Talibowie przyznali się do wczorajszego zamachu na Burhanuddina Rabbaniego, dokonanego przez zamachowca – samobójcę.
Rabbani był prezydentem Afganistanu w latach 1992 – 1996, politycznym przywódcą Sojuszu Północnego do roku 2001 i w latach 2001 – 2002 ponownie prezydentem Afganistanu. Odgrywał istotną rolę w próbach negocjacji pokojowych z Talibami.
Zamach miał miejsce w jego rezydencji, właśnie podczas spotkania z wysłannikami talibskimi.

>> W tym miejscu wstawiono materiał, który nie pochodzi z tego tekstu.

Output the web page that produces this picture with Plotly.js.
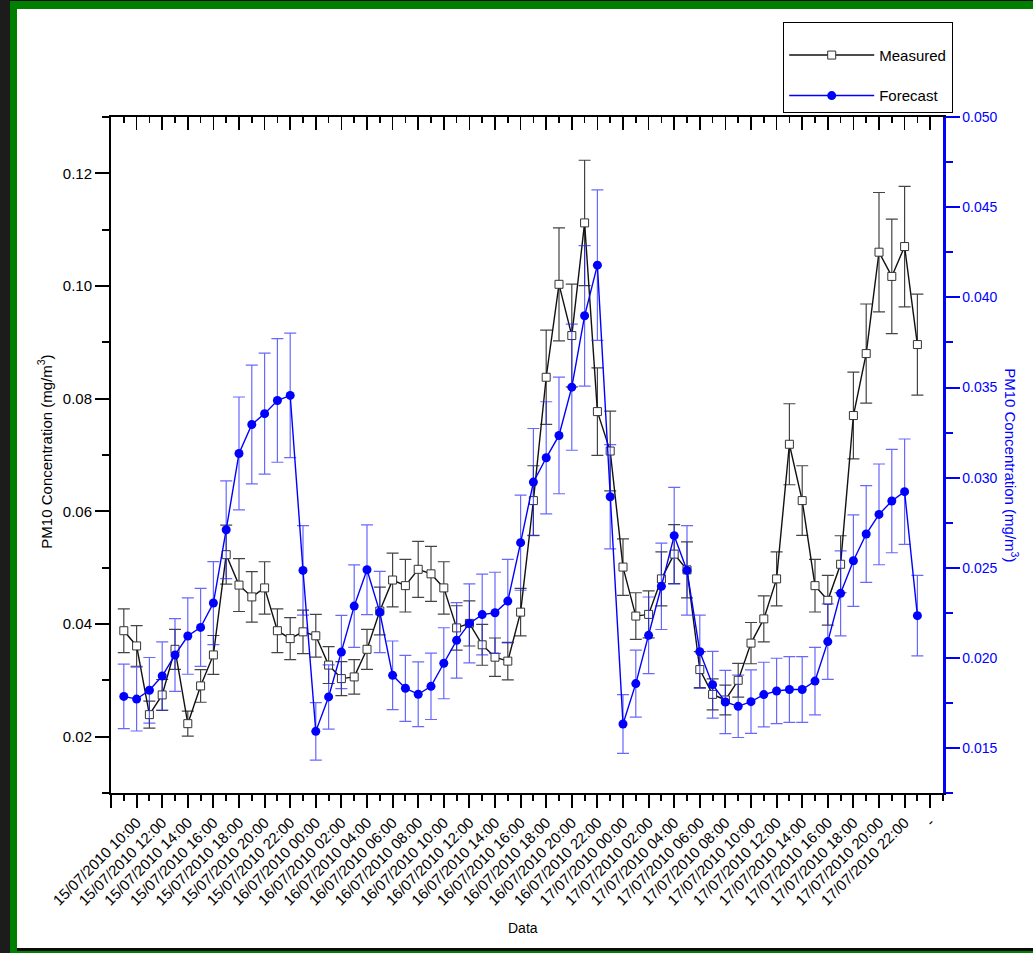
<!DOCTYPE html>
<html><head><meta charset="utf-8">
<script src="https://cdn.plot.ly/plotly-3.0.1.min.js"></script>
<style>
html,body{margin:0;padding:0;background:#fff;}
#wrap{position:relative;width:1033px;height:953px;overflow:hidden;background:#fff;}
#chart{position:absolute;left:0;top:0;width:1033px;height:953px;}
.f{position:absolute;pointer-events:none;}
</style></head><body>
<div id="wrap">
<div id="chart"></div>
<div class="f" style="left:0;top:0;width:10px;height:953px;background:#1c1c1c"></div>
<div class="f" style="left:10px;top:0;width:7px;height:953px;background:#007f00"></div>
<div class="f" style="left:10px;top:0;width:1023px;height:9px;background:#007f00"></div>
<div class="f" style="left:10px;top:0;width:1023px;height:1px;background:#0b0b0b"></div>
<div class="f" style="left:17px;top:948px;width:1016px;height:3px;background:#0b0b0b"></div>
<div class="f" style="left:10px;top:951px;width:1023px;height:2px;background:#007f00"></div>
</div>
<script>
const times = [
"15/07/2010 09:00","15/07/2010 10:00","15/07/2010 11:00","15/07/2010 12:00","15/07/2010 13:00","15/07/2010 14:00","15/07/2010 15:00","15/07/2010 16:00","15/07/2010 17:00","15/07/2010 18:00","15/07/2010 19:00","15/07/2010 20:00","15/07/2010 21:00","15/07/2010 22:00","15/07/2010 23:00",
"16/07/2010 00:00","16/07/2010 01:00","16/07/2010 02:00","16/07/2010 03:00","16/07/2010 04:00","16/07/2010 05:00","16/07/2010 06:00","16/07/2010 07:00","16/07/2010 08:00","16/07/2010 09:00","16/07/2010 10:00","16/07/2010 11:00","16/07/2010 12:00","16/07/2010 13:00","16/07/2010 14:00","16/07/2010 15:00","16/07/2010 16:00","16/07/2010 17:00","16/07/2010 18:00","16/07/2010 19:00","16/07/2010 20:00","16/07/2010 21:00","16/07/2010 22:00","16/07/2010 23:00",
"17/07/2010 00:00","17/07/2010 01:00","17/07/2010 02:00","17/07/2010 03:00","17/07/2010 04:00","17/07/2010 05:00","17/07/2010 06:00","17/07/2010 07:00","17/07/2010 08:00","17/07/2010 09:00","17/07/2010 10:00","17/07/2010 11:00","17/07/2010 12:00","17/07/2010 13:00","17/07/2010 14:00","17/07/2010 15:00","17/07/2010 16:00","17/07/2010 17:00","17/07/2010 18:00","17/07/2010 19:00","17/07/2010 20:00","17/07/2010 21:00","17/07/2010 22:00","17/07/2010 23:00"
];
const tickLabels = ["",
"15/07/2010 10:00","15/07/2010 12:00","15/07/2010 14:00","15/07/2010 16:00","15/07/2010 18:00","15/07/2010 20:00","15/07/2010 22:00",
"16/07/2010 00:00","16/07/2010 02:00","16/07/2010 04:00","16/07/2010 06:00","16/07/2010 08:00","16/07/2010 10:00","16/07/2010 12:00","16/07/2010 14:00","16/07/2010 16:00","16/07/2010 18:00","16/07/2010 20:00","16/07/2010 22:00",
"17/07/2010 00:00","17/07/2010 02:00","17/07/2010 04:00","17/07/2010 06:00","17/07/2010 08:00","17/07/2010 10:00","17/07/2010 12:00","17/07/2010 14:00","17/07/2010 16:00","17/07/2010 18:00","17/07/2010 20:00","17/07/2010 22:00",
"-"];
const measured = [0.0388,0.0361,0.0239,0.0274,0.0355,0.0223,0.0290,0.0345,0.0523,0.0469,
0.0448,0.0464,0.0388,0.0374,0.0386,0.0379,0.0327,0.0303,0.0306,0.0355,
0.0423,0.0478,0.0468,0.0497,0.0489,0.0464,0.0393,0.0401,0.0363,0.0341,
0.0334,0.0421,0.0619,0.0838,0.1003,0.0912,0.1112,0.0777,0.0707,0.0501,
0.0414,0.0417,0.0480,0.0524,0.0496,0.0319,0.0275,0.0265,0.0300,0.0366,
0.0409,0.0480,0.0719,0.0619,0.0468,0.0442,0.0506,0.0770,0.0880,0.1060,
0.1017,0.1070,0.0896];
const forecast = [0.01786,0.01771,0.0182,0.01899,0.02016,0.02121,0.02169,0.02304,0.02711,0.03134,
0.03295,0.03355,0.03428,0.03456,0.02485,0.01592,0.01783,0.02032,0.02287,0.02489,
0.02254,0.01903,0.01831,0.01798,0.01842,0.0197,0.02097,0.02191,0.0224,0.0225,
0.02315,0.02639,0.02975,0.0311,0.03234,0.03502,0.03898,0.04179,0.02894,0.01633,
0.01857,0.02125,0.02397,0.02678,0.02485,0.02034,0.01851,0.01755,0.01731,0.01757,
0.01796,0.01816,0.01824,0.01824,0.01871,0.0209,0.02358,0.02539,0.02687,0.02796,
0.0287,0.02922,0.02234];
const errorPercent = 10;

const xs = times.map((_, i) => i + 1);
const tickPositions = tickLabels.map((_, i) => 2 * i);
const FONT = 'Arial, "Liberation Sans", sans-serif';

const traces = [
  {x: xs, y: measured, text: times, name: 'Measured', legendgroup: 'a', type: 'scatter', mode: 'lines+markers',
   xaxis: 'x', yaxis: 'y', line: {color: '#111', width: 1.4},
   marker: {symbol: 'square', size: 8, color: '#fff', line: {color: '#333', width: 1}},
   error_y: {type: 'percent', value: errorPercent, color: '#444', thickness: 1.2, width: 6}},
  {x: xs, y: measured, xaxis: 'x2', yaxis: 'y', mode: 'markers', marker: {opacity: 0},
   showlegend: false, hoverinfo: 'skip'},
  {x: xs, y: forecast, text: times, name: 'Forecast', legendgroup: 'b', type: 'scatter', mode: 'lines+markers',
   xaxis: 'x', yaxis: 'y2', line: {color: '#0000ff', width: 1.4},
   marker: {symbol: 'circle', size: 9, color: '#0000ff'},
   error_y: {type: 'percent', value: errorPercent, color: 'rgba(40,40,255,0.7)', thickness: 1.2, width: 6}}
];

const layout = {
  width: 1033, height: 953,
  margin: {l: 111, r: 90, t: 117, b: 160, autoexpand: false},
  paper_bgcolor: '#fff', plot_bgcolor: '#fff',
  font: {family: FONT, size: 14, color: '#000'},
  showlegend: true,
  legend: {x: 0.8077, y: 1.1405, xanchor: 'left', yanchor: 'top', bgcolor: '#fff', bordercolor: '#000',
           borderwidth: 1.2, font: {size: 15, family: FONT}, itemwidth: 85, traceorder: 'grouped', tracegroupgap: 18,
           title: {text: ' ', font: {size: 12}}},
  xaxis: {range: [0, 65], tickmode: 'array', tickvals: tickPositions, ticktext: tickLabels, tickangle: -45,
          ticks: 'outside', ticklen: 13, tickwidth: 2, tickcolor: '#000', showline: true, linecolor: '#000', linewidth: 2,
          showgrid: false, zeroline: false, tickfont: {size: 15},
          minor: {dtick: 1, tick0: 0, ticks: 'outside', ticklen: 6, tickwidth: 2, tickcolor: '#000', showgrid: false}},
  xaxis2: {overlaying: 'x', side: 'top', anchor: 'y', range: [0, 65], tickmode: 'array', tickvals: tickPositions,
           showticklabels: false, ticks: 'inside', ticklen: 13, tickwidth: 1.5, tickcolor: '#000', showline: true,
           linewidth: 2, linecolor: '#000', showgrid: false, zeroline: false,
           minor: {dtick: 1, tick0: 0, ticks: 'inside', ticklen: 6, tickwidth: 1.5, tickcolor: '#000', showgrid: false}},
  yaxis: {range: [0.00999, 0.13], tick0: 0, dtick: 0.02, tickformat: '.2f', ticks: 'outside', ticklen: 14, tickwidth: 2,
          tickcolor: '#000', showline: true, linewidth: 2, linecolor: '#000', showgrid: false, zeroline: false,
          tickfont: {size: 15},
          minor: {dtick: 0.01, tick0: 0, ticks: 'outside', ticklen: 7, tickwidth: 2, tickcolor: '#000', showgrid: false}},
  yaxis2: {overlaying: 'y', side: 'right', anchor: 'x', range: [0.0125, 0.05001], tick0: 0, dtick: 0.005, tickformat: '.3f',
           ticks: 'outside', ticklen: 14, tickwidth: 2, tickcolor: '#0000ff', showline: true, linewidth: 2.5,
           linecolor: '#0000ff', tickfont: {color: '#0000ff', size: 14}, showgrid: false, zeroline: false,
           minor: {dtick: 0.0025, tick0: 0, ticks: 'outside', ticklen: 7, tickwidth: 2, tickcolor: '#0000ff', showgrid: false}},
  annotations: [
    {text: 'PM10 Concentration (mg/m<sup>3</sup>)', xref: 'paper', yref: 'paper', x: -0.0793, y: 0.505,
     xanchor: 'center', yanchor: 'middle', textangle: -90, showarrow: false, font: {size: 15, color: '#000'}},
    {text: 'PM10 Concentration (mg/m<sup>3</sup>)', xref: 'paper', yref: 'paper', x: 1.0829, y: 0.485,
     xanchor: 'center', yanchor: 'middle', textangle: 90, showarrow: false, font: {size: 15, color: '#0000ff'}},
    {text: 'Data', xref: 'paper', yref: 'paper', x: 0.495, y: -0.1997,
     xanchor: 'center', yanchor: 'middle', showarrow: false, font: {size: 14, color: '#000'}}
  ]
};

Plotly.newPlot('chart', traces, layout, {staticPlot: true, displayModeBar: false});
</script>
</body></html>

Sprawca, zidentyfikowany jako Mohammad Masoom, objął Rabbaniego w geście powitania i zdetonował ładunek wybuchowy, ukryty w turbanie.
Zamach ten ma nie tylko istotne implikacje polityczne, ponieważ może doprowadzić do zaprzestania prób negocjacji pokojowych a jednocześnie wykazuje, że władze afgańskie mają wciąż problem z zapewnieniem bezpieczeństwa w swojej stolicy.
Jest to także kolejny przykład specyficznej strategii terrorystycznej, uderzającej w osoby uważane za umiarkowane, nie zaś w radykałów. Zamach ten przypomina pod względem swojej formy zabicie innego afgańskiego przywódcy, Ahmada Masuda w przededniu zamachów z 11 września.